Troisièmement, aucune convention de souscription à forfait ou de placement pour compte n’a été conclue entre Canopy et Cormark. Canopy avait évoqué la possibilité d’une telle convention, mais n’en a jamais exigé une. Cormark, en revanche, avait indiqué qu’elle ne pensait pas qu’une telle convention était nécessaire. 

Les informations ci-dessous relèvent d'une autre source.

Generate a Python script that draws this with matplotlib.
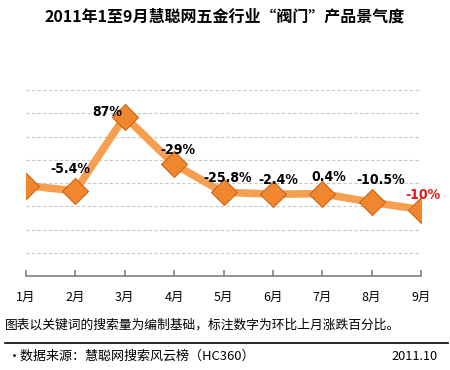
import matplotlib
matplotlib.use("Agg")
import matplotlib.pyplot as plt
from matplotlib import font_manager

months = ["1月", "2月", "3月", "4月", "5月", "6月", "7月", "8月", "9月"]
index_values = [3.89, 3.66, 6.86, 4.80, 3.60, 3.52, 3.54, 3.17, 2.86]
labels = ["", "-5.4%", "87%", "-29%", "-25.8%", "-2.4%", "0.4%", "-10.5%", "-10%"]
label_colors = ["black"] * 8 + ["#E8141C"]
# label offsets in pixels (dx, dy up)
label_offsets = [(0, 0), (-5, 22), (-18, 5), (4, 14), (4, 14), (5, 14), (7, 17), (9, 22), (2, 15)]

title = "2011年1至9月慧聪网五金行业“阀门”产品景气度"
note = "图表以关键词的搜索量为编制基础，标注数字为环比上月涨跌百分比。"
source = "・数据来源：慧聪网搜索风云榜（HC360）"
date = "2011.10"

plt.rcParams['font.family'] = ['Noto Sans CJK SC', 'DejaVu Sans']

names = {f.name for f in font_manager.fontManager.ttflist}
if "Liberation Sans Narrow" in names:
    lab_family = ["Liberation Sans Narrow"]
    lab_stretch = "normal"
else:
    lab_family = ["DejaVu Sans"]
    lab_stretch = "condensed"

fig = plt.figure(figsize=(4.5, 3.7), dpi=100)
ax = fig.add_axes([26/450, 1-276/370, (421-26)/450, (276-90)/370])

x = list(range(len(months)))
ax.plot(x, index_values, color="#F5A050", lw=5.5, solid_joinstyle="miter", zorder=3)
ax.plot(x, index_values, ls="none", marker="D", ms=13, mfc="#F0862E",
        mec="#C8651A", mew=0.8, zorder=4)

for i, (lab, c, (dx, dy)) in enumerate(zip(labels, label_colors, label_offsets)):
    if lab:
        ax.annotate(lab, (x[i], index_values[i]), xytext=(dx*0.72, dy*0.72),
                    textcoords="offset points", ha="center", va="center",
                    fontsize=10, fontweight="bold", color=c, fontstretch=lab_stretch,
                    family=lab_family, zorder=5)

ax.set_xlim(0, len(months) - 1)
ax.set_ylim(0, 8)
for yv in range(1, 9):
    ax.axhline(yv, color="#C8C8C8", lw=0.8, ls=(0, (3, 2)), zorder=1)

for s in ["top", "right", "left"]:
    ax.spines[s].set_visible(False)
ax.spines["bottom"].set_color("#808080")
ax.spines["bottom"].set_linewidth(1.2)
ax.set_yticks([])
ax.set_xticks(x)
ax.set_xticklabels(months, fontsize=9)
ax.tick_params(axis="x", direction="in", length=4, color="#808080", width=1.2, pad=11)

fig.text(0.5, 1-17/370, title, ha="center", va="center", fontsize=11.5, fontweight="bold")
fig.text(5/450, 1-325/370, note, ha="left", va="center", fontsize=9.2)
fig.add_artist(plt.Line2D([5/450, 448/450], [1-343/370, 1-343/370], color="black", lw=1.2,
                          transform=fig.transFigure))
fig.text(8/450, 1-356/370, source, ha="left", va="center", fontsize=9.4)
fig.text(438/450, 1-356/370, date, ha="right", va="center", fontsize=9.2)

fig.savefig("out.png", dpi=100)
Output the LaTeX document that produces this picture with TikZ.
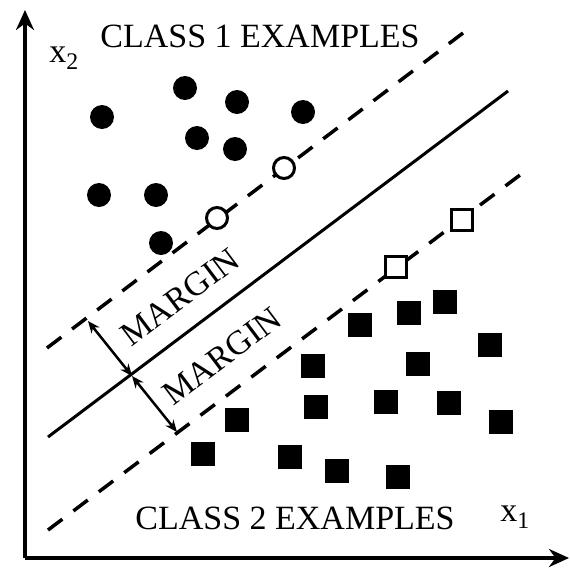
\documentclass[tikz,border=0pt]{standalone}
\usepackage{fontspec}
\setmainfont{Liberation Serif}
\usetikzlibrary{arrows.meta}

\begin{document}
\begin{tikzpicture}[x=1pt,y=-1pt,
  dot/.style={circle,fill,inner sep=0pt,minimum size=24pt},
  ring/.style={circle,draw,line width=3pt,fill=white,inner sep=0pt,minimum size=21pt},
  filledsq/.style={rectangle,fill,inner sep=0pt,minimum size=24pt},
  opensq/.style={rectangle,draw,line width=3pt,fill=white,inner sep=0pt,minimum size=21pt},
  label/.style={font=\fontsize{34}{40}\selectfont,inner sep=0pt},
  margin/.style={line width=3.5pt}]
\useasboundingbox (0,0) rectangle (570,568);
% axes
\coordinate (origin) at (25,558);
\coordinate (ytip) at (25,10);
\coordinate (xtip) at (569,558);
\draw[line width=4pt,-{Stealth[length=20pt,width=18pt]}] (origin) -- (ytip);
\draw[line width=4pt,-{Stealth[length=20pt,width=18pt]}] (origin) -- (xtip);
\node[label] (xtwo) at (64,58) {x\textsubscript{2}};
\node[label] (xone) at (515,517) {x\textsubscript{1}};
% separating line and margins
\coordinate (up0) at (47,348);
\coordinate (up1) at (463,33);
\coordinate (mid0) at (48,437);
\coordinate (mid1) at (508,91);
\coordinate (lo0) at (48,530);
\coordinate (lo1) at (520,175);
\draw[margin,dash pattern=on 18pt off 13.5pt] (up0) -- (up1);
\draw[line width=3pt] (mid0) -- (mid1);
\draw[margin,dash pattern=on 18pt off 13.8pt] (lo0) -- (lo1);
\coordinate (m1) at (88,321);
\coordinate (m0) at (132,376);
\coordinate (m2) at (177,432);
\draw[line width=2.5pt,{Stealth[length=12pt,width=10pt]}-{Stealth[length=12pt,width=10pt]}] (m1) -- (m0);
\draw[line width=2.5pt,{Stealth[length=12pt,width=10pt]}-{Stealth[length=12pt,width=10pt]}] (m0) -- (m2);
\node[label,rotate=37] (marginA) at (180,297) {MARGIN};
\node[label,rotate=37] (marginB) at (222,356) {MARGIN};
% class labels
\node[label] (class1) at (260,36) {CLASS 1 EXAMPLES};
\node[label] (class2) at (295,518) {CLASS 2 EXAMPLES};
% class 1 points
\node[dot] (c1) at (102,117) {};
\node[dot] (c2) at (185,88) {};
\node[dot] (c3) at (237,102) {};
\node[dot] (c4) at (303,112) {};
\node[dot] (c5) at (197,138) {};
\node[dot] (c6) at (235,149) {};
\node[dot] (c7) at (99,195) {};
\node[dot] (c8) at (156,195) {};
\node[dot] (c9) at (161,243) {};
\node[ring] (sv1) at (217,218) {};
\node[ring] (sv2) at (284,168) {};
% class 2 points
\node[opensq] (sv3) at (396,267) {};
\node[opensq] (sv4) at (462,220) {};
\node[filledsq] (q1) at (360,325) {};
\node[filledsq] (q2) at (409,313) {};
\node[filledsq] (q3) at (445,302) {};
\node[filledsq] (q4) at (490,345) {};
\node[filledsq] (q5) at (313,366) {};
\node[filledsq] (q6) at (418,364) {};
\node[filledsq] (q7) at (316,407) {};
\node[filledsq] (q8) at (386,402) {};
\node[filledsq] (q9) at (449,403) {};
\node[filledsq] (q10) at (501,422) {};
\node[filledsq] (q11) at (237,420) {};
\node[filledsq] (q12) at (203,454) {};
\node[filledsq] (q13) at (290,457) {};
\node[filledsq] (q14) at (337,471) {};
\node[filledsq] (q15) at (398,477) {};
\end{tikzpicture}
\end{document}
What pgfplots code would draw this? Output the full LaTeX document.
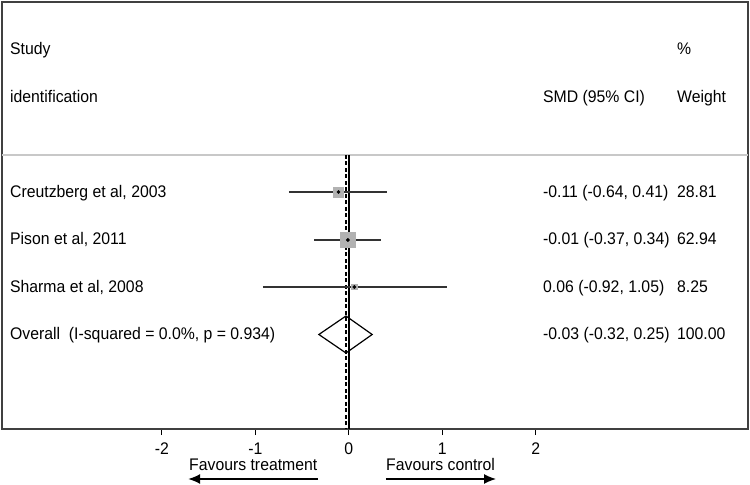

Quatrièmement, bien que la CVMO ait soutenu qu’il fallait tenir compte de la façon dont les parties définissaient la nature de leur relation, le TMF n’a pas été convaincu que Canopy pensait être le client de Cormark ou que Cormark pensait que Canopy était son client. De plus, la preuve fournie par les deux conseillers juridiques externes de Canopy n’ont pas étayé l’idée selon laquelle Canopy était le client de Cormark. Les communications entre les parties ont également démontré que Cormark considérait Saline comme son client, mais non Canopy. 

Nos conclusions

Dans l’ensemble, l’affaire Cormark Securities Inc (Re)   est une décision importante à plusieurs égards. Le TMF a formulé plusieurs conclusions qui seront bien accueillies par les participants au marché avertis, notamment que (1) [TRADUCTION] « les ventes à découvert sont un élément commun à de nombreuses stratégies de négociation », (2) [TRADUCTION] « il n’est pas déraisonnable pour les participants au marché de s’attendre à réaliser un profit », et (3) [TRADUCTION] « le simple fait qu’une structure puisse réduire ou éliminer le risque ne la rend pas contraire aux principes directeurs de la [LVMO] ». En rejetant la théorie de la [TRADUCTION] « conversion » de la CVMO tel qu’elle a été appliquée à la définition élargie d’un « placement », le TMF a adopté une approche simple qui sera également bien accueillie par les participants au marché avertis. En revanche, une approche différente à l’égard de cette question ou des autres questions soumises au TMF aurait pu créer une incertitude importante sur les marchés en ce qui concerne les transactions de cette nature.